Chainlink is approaching a critical breakout point. The current price of $9.77 places the token in a zone where previous market behaviors could change. For several days, LINK has been oscillating around $9, bouncing between support at $8 and resistance at $9.3. This is no coincidence – the market is preparing for a quick and decisive move.

Earlier, every dip was accompanied by systematic inflows of tokens onto exchanges, a typical distribution scenario where holders prepare to sell. This time, the situation has changed. Exchange flows have significantly decreased, signaling something important: sellers may be tired.

The blockchain clearly indicates: buyers are taking the initiative

When LINK’s price returned to the $8.5–$8.8 range, deposits on exchanges nearly stopped increasing. This is a key change. Markets fall quickly when supply is continually replenished. Markets stabilize when available tokens are absorbed. The current flow profile indicates absorption – sellers are no longer pushing, leaving the price dependent on demand.

If flows remain limited, the $8.5 zone acts as an accumulation band. A renewed increase in deposits could open the way to lower demand zones around $8.0. For now, however, blockchain behavior suggests more stabilization than further declines. This is a signal for traders looking for signs of bearish exhaustion.

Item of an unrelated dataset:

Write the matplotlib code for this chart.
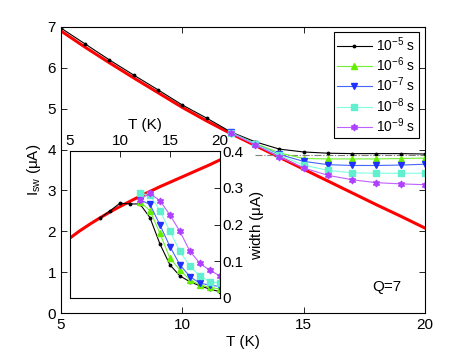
import numpy as np
import matplotlib
matplotlib.use("Agg")
import matplotlib.pyplot as plt

plt.rcParams['font.family'] = ['Liberation Sans', 'DejaVu Sans']
plt.rcParams['mathtext.fontset'] = 'custom'
plt.rcParams['mathtext.rm'] = 'Liberation Sans'
plt.rcParams['mathtext.it'] = 'Liberation Sans:italic'
plt.rcParams['mathtext.default'] = 'regular'

# DATOS
T_full = np.arange(5, 21)
T_hi = np.arange(12, 21)

# curva roja principal (Isw teorica)
isw_red = [6.90, 6.50, 6.12, 5.75, 5.39, 5.03, 4.70, 4.39, 4.10, 3.81,
           3.52, 3.23, 2.94, 2.65, 2.37, 2.08]
# 1e-5 s (desde T = 5)
isw_k = [6.97, 6.58, 6.19, 5.82, 5.46, 5.09, 4.77, 4.43, 4.19, 4.01,
         3.94, 3.91, 3.90, 3.90, 3.90, 3.89]
# desde T = 12
isw_g = [4.42, 4.15, 3.92, 3.78, 3.77, 3.77, 3.77, 3.78, 3.79]
isw_b = [4.42, 4.13, 3.88, 3.71, 3.63, 3.61, 3.61, 3.62, 3.64]
isw_c = [4.41, 4.13, 3.86, 3.62, 3.49, 3.43, 3.42, 3.42, 3.42]
isw_m = [4.40, 4.12, 3.82, 3.55, 3.37, 3.26, 3.19, 3.16, 3.14]
isw_sat = 3.875

# inset: ancho
w_red = [0.163, 0.183, 0.201, 0.218, 0.234, 0.249, 0.263, 0.277, 0.290,
         0.303, 0.315, 0.327, 0.339, 0.351, 0.363, 0.376]
T_wk = np.arange(8, 21)
w_k = [0.217, 0.237, 0.258, 0.256, 0.256, 0.219, 0.147, 0.090, 0.060,
       0.044, 0.033, 0.024, 0.017]
w_g = [0.262, 0.238, 0.176, 0.108, 0.076, 0.049, 0.035, 0.029, 0.024]
w_b = [0.267, 0.255, 0.199, 0.140, 0.090, 0.058, 0.040, 0.035, 0.031]
w_c = [0.285, 0.280, 0.238, 0.181, 0.127, 0.086, 0.060, 0.044, 0.040]
w_m = [0.268, 0.285, 0.265, 0.226, 0.181, 0.127, 0.094, 0.075, 0.060]

labels = [r'10$^{-5}$ s', r'10$^{-6}$ s', r'10$^{-7}$ s', r'10$^{-8}$ s', r'10$^{-9}$ s']
line_cols = ['k', '#70f030', '#4466ff', '#80ffe0', '#c060ff']
mk_cols = ['k', '#66ee00', '#2030ff', '#60f0d0', '#b040ff']
markers = ['.', '^', 'v', 's', (6, 1, 0)]
msizes = [3.5, 5, 5, 4.5, 5]

fig = plt.figure(figsize=(4.69, 3.53), dpi=100)
ax = fig.add_axes([0.130, 0.113, 0.776, 0.811])

ax.plot(T_full, isw_red, color='red', linewidth=2.2, zorder=1)
ax.plot([13, 20], [isw_sat, isw_sat], color='gray', linestyle='-.', linewidth=0.8, zorder=1)

series = [(T_full, isw_k), (T_hi, isw_g), (T_hi, isw_b), (T_hi, isw_c), (T_hi, isw_m)]
for i, (tt, yy) in enumerate(series):
    ax.plot(tt, yy, color=line_cols[i], marker=markers[i], markersize=msizes[i],
            markerfacecolor=mk_cols[i], markeredgecolor=mk_cols[i],
            linewidth=0.8, label=labels[i], zorder=2)

ax.set_xlim(5, 20)
ax.set_ylim(0, 7)
ax.set_xticks([5, 10, 15, 20])
ax.set_yticks(range(0, 8))
ax.tick_params(direction='in', top=True, right=True, labelsize=11, length=4, width=0.6)
ax.set_xlabel('T (K)', fontsize=11, labelpad=2)
ax.set_ylabel(r'I$_{sw}$ ($\mu$A)', fontsize=11, labelpad=3)
ax.text(17.85, 0.64, 'Q=7', fontsize=11, va='center', ha='left')

leg = ax.legend(loc='upper right', bbox_to_anchor=(0.983, 0.983), borderaxespad=0,
                fontsize=10, fancybox=False, edgecolor='k', framealpha=1,
                handlelength=2.5, handletextpad=0.3, labelspacing=0.12,
                borderpad=0.25)
leg.get_frame().set_linewidth(0.8)

# INSET
axi = fig.add_axes([0.149, 0.156, 0.320, 0.416])
axi.plot(T_full, w_red, color='red', linewidth=2.2, zorder=1)
wseries = [(T_wk, w_k), (T_hi, w_g), (T_hi, w_b), (T_hi, w_c), (T_hi, w_m)]
for i, (tt, yy) in enumerate(wseries):
    axi.plot(tt, yy, color=line_cols[i], marker=markers[i], markersize=msizes[i],
             markerfacecolor=mk_cols[i], markeredgecolor=mk_cols[i],
             linewidth=0.8, zorder=2)
axi.set_xlim(5, 20)
axi.set_ylim(0, 0.4)
axi.set_xticks([5, 10, 15, 20])
axi.set_yticks([0, 0.1, 0.2, 0.3, 0.4])
axi.set_yticklabels(['0', '0.1', '0.2', '0.3', '0.4'])
axi.xaxis.tick_top()
axi.xaxis.set_label_position('top')
axi.yaxis.tick_right()
axi.yaxis.set_label_position('right')
axi.tick_params(direction='in', labelsize=11, length=4, width=0.6, pad=2)
axi.set_xlabel('T (K)', fontsize=11, labelpad=4)
axi.set_ylabel(r'width ($\mu$A)', fontsize=11, labelpad=3)

fig.savefig('out.png', dpi=100)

Technical analysis says: tension before the explosion

LINK has been moving in a descending channel for many months – a series of lower highs and lower lows. Recently, it fell below $9, but the market refused to accelerate further. Now it’s rotating within a horizontal range between support at $8 and resistance at $9.3, forming a compression phase after a downward breakout attempt.

This dynamic means one thing: the market is deciding whether the previous drop was a true breakout or a trap. A bounce above $9.2 would invalidate the downward breakout and could push the price back into the $9.8–$10.2 range, where a consolidation base was formed earlier this month. Conversely, a drop below $8.0 would confirm weakness and open the door to the next demand zone around $7.9–$8.1.

The structure does not yet show a clear reversal or continuation – it’s pure compression before expansion. The market is waiting for a trigger.

Liquidation maps reveal the next battleground

This is the game-changing part. The largest cluster of long liquidations is just below – between $8.40 and $8.55. A breakout into this area could trigger a forced sell-off and a quick drop to lower zones. Above the current price, densely packed short liquidations are between $9.05 and $9.40.

This zone acts like a magnet for buyers. If it’s broken, forced short sellers will drive upward momentum. LINK at $9.77 is perfectly positioned between two liquidity pools. Which side will be liquidated next? That’s the billion-dollar question.

Compression phases rarely last long. One side will soon regain confidence, and the next move will be decisive. Traders should watch whether the price approaches $8.40 or $9.05 – answers will be there.

Key levels to watch

Breaking above $9.2 signals a rally toward $10 and higher zones. Falling below $8 confirms weakness and pushes the token toward $7.9. Both scenarios are equally likely – the market currently lacks a clear direction, which means disciplined traders can profit from either move, provided they plan their entries and exits carefully.